Hijo, me hubiera gustado comenzar estas líneas con la pregunta de cada día: “Dime, tíguere, ¿cómo te amaneció? Y no lo pregunto porque sé que estás en un lugar mejor que nosotros, a los que hace hoy un año dejaste aquí en la tierra para desde lo alto mirarnos, velar y orar por nosotros.
Sin embargo, Martín, no pasa un solo instante sin que sintamos tu presencia en la casa, oigamos tu risa, pensemos en ti ante cualquier dificultad, y entonces se nos anuda la garganta y las lágrimas enjuagan los ojos, dejando truncas las palabras.
Ha sido un año difícil, en el cual muchas veces se quiebran los esfuerzos por asimilar la voluntad divina para con tu vida de apenas 28 años.
Es una lucha permanente por entender la voluntad de Dios desde la acera del Padre, de Él, que mandó a su hijo a que entregue su vida por ti, por mí, y por toda la humanidad. Un sacrificio en que Jesús fue víctima de reconciliación entre la humanidad con el Creador.
Pienso en tu partida, Martín, y agradezco a Dios el haberte dado 28 años de vida productiva, vida ejemplar, orgullo de tu familia y de quienes te conocieron. Eso me lo han expresado tus compañeros de universidad, de trabajo, quienes recuerdan que a pesar del poco tiempo que estuviste con ellos fue mucho lo que aprendieron de ti.

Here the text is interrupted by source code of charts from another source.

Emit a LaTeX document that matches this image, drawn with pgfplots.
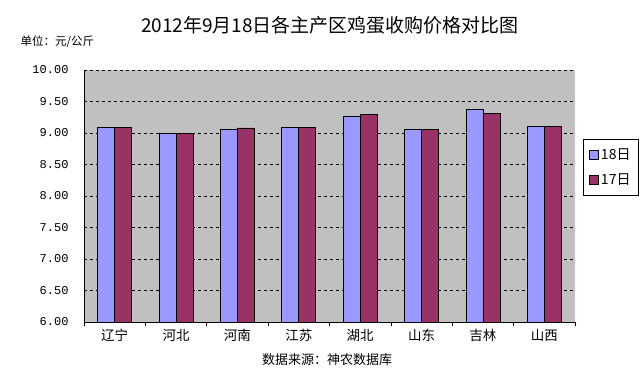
\documentclass[border=0pt]{standalone}
\usepackage{fontspec}
\setmainfont{Noto Sans CJK SC}
\newfontfamily\monofont{Liberation Mono}
\usepackage{pgfplots}
\pgfplotsset{compat=1.18}
\definecolor{barA}{HTML}{9999FF}
\definecolor{barB}{HTML}{993366}
\definecolor{bgGray}{HTML}{C0C0C0}
\begin{document}
\begin{tikzpicture}
\useasboundingbox (-84pt,-50pt) rectangle (558pt,322pt);
\begin{axis}[
  at={(0pt,0pt)}, anchor=south west,
  scale only axis, width=491pt, height=252pt,
  ybar=0pt, bar width=17pt,
  xmin=-0.5, xmax=7.5, ymin=6, ymax=10,
  xtick={0,...,7},
  xticklabels={辽宁,河北,河南,江苏,湖北,山东,吉林,山西},
  minor xtick={-0.5,0.5,...,7.5},
  ytick={6,6.5,...,10},
  axis x line*=bottom, axis y line*=left,
  axis line style={-, black, line width=0.8pt},
  tick pos=left, tick align=outside,
  major tick length=0pt, minor tick length=4pt,
  every minor tick/.style={black, line width=0.6pt},
  ymajorgrids, grid style={black, dashed, line width=0.6pt},
  axis background/.style={fill=bgGray},
  yticklabel style={font=\monofont\fontsize{12}{14}\selectfont, xshift=-12pt},
  xticklabel style={font=\fontsize{13.5}{15}\selectfont, yshift=-4pt},
  yticklabel={\pgfmathprintnumber[fixed,fixed zerofill,precision=2]{\tick}},
  /pgf/number format/assume math mode=true,
  legend style={at={(1.0163,0.726)}, anchor=north west, draw=black, fill=white,
    font=\fontsize{14}{16}\selectfont, row sep=9pt, inner xsep=6pt, inner ysep=7pt},
  legend image code/.code={\draw[#1] (0pt,-4.5pt) rectangle (9pt,4.5pt);},
]
\addplot[fill=barA, draw=black, line width=0.8pt] coordinates {
  (0,9.09) (1,9.00) (2,9.06) (3,9.09) (4,9.26) (5,9.06) (6,9.37) (7,9.11)};
\addplot[fill=barB, draw=black, line width=0.8pt] coordinates {
  (0,9.09) (1,9.00) (2,9.08) (3,9.09) (4,9.29) (5,9.05) (6,9.31) (7,9.10)};
\legend{18日,17日}
\draw[gray, densely dashed, line width=0.8pt] (rel axis cs:1,0) -- (rel axis cs:1,1);
\end{axis}
\node[font=\fontsize{19}{21}\selectfont] at (246pt,297pt) {2012年9月18日各主产区鸡蛋收购价格对比图};
\node[font=\fontsize{11.5}{13}\selectfont, anchor=west] at (-67pt,280pt) {单位：元/公斤};
\node[font=\fontsize{13}{15}\selectfont] at (243pt,-38pt) {数据来源：神农数据库};
\end{tikzpicture}
\end{document}
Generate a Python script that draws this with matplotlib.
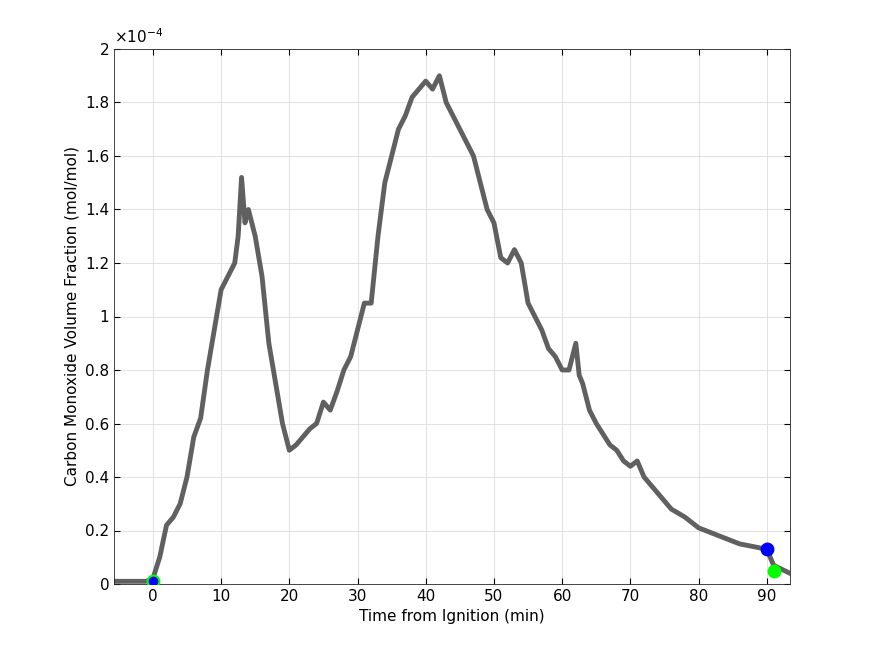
import matplotlib
matplotlib.use("Agg")
from matplotlib import pyplot as plt

# time from ignition (min) and CO volume fraction (x1e-4 mol/mol)
time_min = [-5.7, -1, 0, 1, 2, 3, 4, 5, 6, 7, 8, 9, 10, 11, 12, 12.5, 13, 13.5, 14, 15,
            16, 17, 18, 19, 20, 21, 22, 23, 24, 25, 26, 27, 28, 29, 30, 31, 32, 33, 34,
            35, 36, 37, 38, 39, 40, 41, 42, 43, 44, 45, 46, 47, 48, 49, 50, 51, 52, 53,
            54, 55, 56, 57, 58, 59, 60, 61, 62, 62.5, 63, 64, 65, 66, 67, 68, 69, 70, 71,
            72, 74, 76, 78, 80, 82, 84, 86, 88, 90, 91, 93.4]
co_frac = [0.01, 0.01, 0.02, 0.1, 0.22, 0.25, 0.3, 0.4, 0.55, 0.62, 0.8, 0.95, 1.1, 1.15,
           1.2, 1.3, 1.52, 1.35, 1.4, 1.3, 1.15, 0.9, 0.75, 0.6, 0.5, 0.52, 0.55, 0.58,
           0.6, 0.68, 0.65, 0.72, 0.8, 0.85, 0.95, 1.05, 1.05, 1.3, 1.5, 1.6, 1.7, 1.75,
           1.82, 1.85, 1.88, 1.85, 1.9, 1.8, 1.75, 1.7, 1.65, 1.6, 1.5, 1.4, 1.35, 1.22,
           1.2, 1.25, 1.2, 1.05, 1.0, 0.95, 0.88, 0.85, 0.8, 0.8, 0.9, 0.78, 0.75, 0.65,
           0.6, 0.56, 0.52, 0.5, 0.46, 0.44, 0.46, 0.4, 0.34, 0.28, 0.25, 0.21, 0.19,
           0.17, 0.15, 0.14, 0.13, 0.07, 0.04]

green_pts_t = [0, 91]
green_pts_y = [0.01, 0.05]
blue_pts_t = [0, 90]
blue_pts_y = [0.01, 0.13]

fig = plt.figure(figsize=(8.75, 6.56), dpi=100)
ax = fig.add_axes([114 / 875, 1 - 584 / 656, 676 / 875, 535 / 656])

ax.plot(time_min, [v * 1e-4 for v in co_frac], color='#606060', lw=3.5, zorder=2)
ax.plot(green_pts_t[0], green_pts_y[0] * 1e-4, 'o', color='#00ff00', ms=9, zorder=3)
ax.plot(blue_pts_t[0], blue_pts_y[0] * 1e-4, 'o', color='#0000ff', ms=6, zorder=4)
ax.plot(blue_pts_t[1], blue_pts_y[1] * 1e-4, 'o', color='#0000ff', ms=9, zorder=3)
ax.plot(green_pts_t[1], green_pts_y[1] * 1e-4, 'o', color='#00ff00', ms=9, zorder=3)

ax.set_xlim(-5.7, 93.4)
ax.set_ylim(0, 2e-4)
ax.set_xticks(range(0, 91, 10))
ax.set_yticks([i * 0.2e-4 for i in range(11)])
ax.set_yticklabels(['0', '0.2', '0.4', '0.6', '0.8', '1', '1.2', '1.4', '1.6', '1.8', '2'])
ax.grid(True, color='#dcdcdc', lw=0.6)
ax.set_axisbelow(True)
ax.tick_params(direction='in', labelsize=11, top=True, right=True, length=4)
for s in ax.spines.values():
    s.set_color('#262626')
    s.set_linewidth(0.6)
ax.set_xlabel('Time from Ignition (min)', fontsize=11)
ax.set_ylabel('Carbon Monoxide Volume Fraction (mol/mol)', fontsize=11)
ax.text(0, 1.005, r'$\times$10$^{-4}$', transform=ax.transAxes, fontsize=11, va='bottom')

fig.savefig('out.png')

También ha sido un año en que han pasado muchas cosas. Tu hermandad de Emaús se sigue fortaleciendo, y ya estamos en la recta final para nuestro segundo retiro, fruto de aquel primero, en tus últimos meses de vida, cuando preguntaba, incluso, ya en la cama de hospital, ¿cómo vamos?, dejándonos a todos la forma en que tú quería que te recordáramos: un hombre que se crece en el servicio.
Tu partida ha marcado un cambio para la vida de Marta, tu madre; para Martina del Sol, tu chiquitica, como le decía a tu hermanita; para Soledad, tu hermana mayor (que te cuento, hijo, que dentro de casi siete meses serás tío), y de mi… bueno, eso te lo diré cara a cara, en cualquier momento, cuando vayamos comiendo mangos por los barrios del cielo.